Justement, le rap s’est complexifié à mesure qu’il devenait connu et reconnu ; il parait aujourd’hui difficile de l’envisager et de l’étudier comme un seul et même mouvement. Pourtant comme en contradiction, nous assistons à des dynamiques réfractaires sur le rap dans son ensemble. Le genre artistique qu’il est fait débat et les émeutes de 2005 ont beaucoup participé à une cristallisation des positions sur sa place au sein du vaste ensemble de la « culture française ». Alors à quel point le rap peut-il être une ouverture nouvelle sur la langue ?

Cette question est la problématique qui traverse Sans fautes de frappe. Le rap est principalement « méconnu » en France et appréhendé par des a priori et des préjugés. Montrer qu’il se nourrit d’une culture littéraire (aimée cette dernière, non pas pour être le signe des élites, mais parce qu’elle fait partie d’un patrimoine dont tous devraient pouvoir se revendiquer), c’est montrer qu’il ne se place pas dans la contre-culture, mais qui fait bel et bien partie de la culture hexagonale chansonnière et littéraire, au même titre que Renaud, Brassens, Rostand ou Verlaine.

Après, il est intéressant d’entendre ce que disent les rappeurs là-dessus car ils sont nombreux à reconnaître que le rap les a rapprochés des textes, du bon usage de la langue, de la consultation assidue du dictionnaire, de la découverte de nouveaux auteurs ou des techniques poétiques. Cet aveu vient à contrepoint des constats de certains linguistes ou pédagogues qui expliquent le langage appauvri des jeunes banlieusards par l’écoute du rap. Par ailleurs, nombreux sont les textes qui revendiquent un emploi plus poussé de la langue et les rappeurs qui se vantent du bon usage de celle-ci, maintes fois dans une démarche d’ego-trip.
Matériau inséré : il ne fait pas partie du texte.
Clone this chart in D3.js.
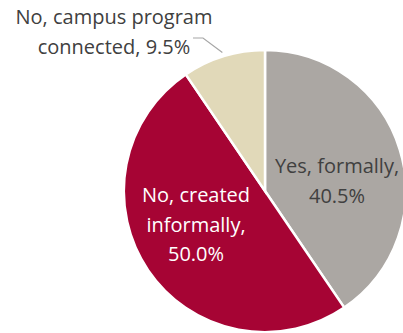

Dans quelle mesure alors, doit-il être utilisé dans l’enseignement (à l’image d’autres chansons) comme une porte d’entrée vers l’étude du français et de sa culture ?

Je pense que c’est aux enseignants de juger si le rap peut ou non être utile pour leur cours. Mais ils doivent arriver à ce constat une fois qu’ils en ont écouté avec le même recul que lorsqu’ils écoutent une chanson de Brel ou lisent Baudelaire. Le rap peut être effectivement une porte d’entrée vers certains textes littéraires. Il peut servir à introduire ou à illustrer une variété des thématiques comme la poésie des troubadours, la voix épique ou la chanson de geste, la vocation du poète, le système des rimes et des figures, tout comme un certain nombre d’auteurs et de personnages comme La Fontaine, Cyrano de Bergerac, Jules Vallès, Céline, Aimé Césaire, parmi d’autres.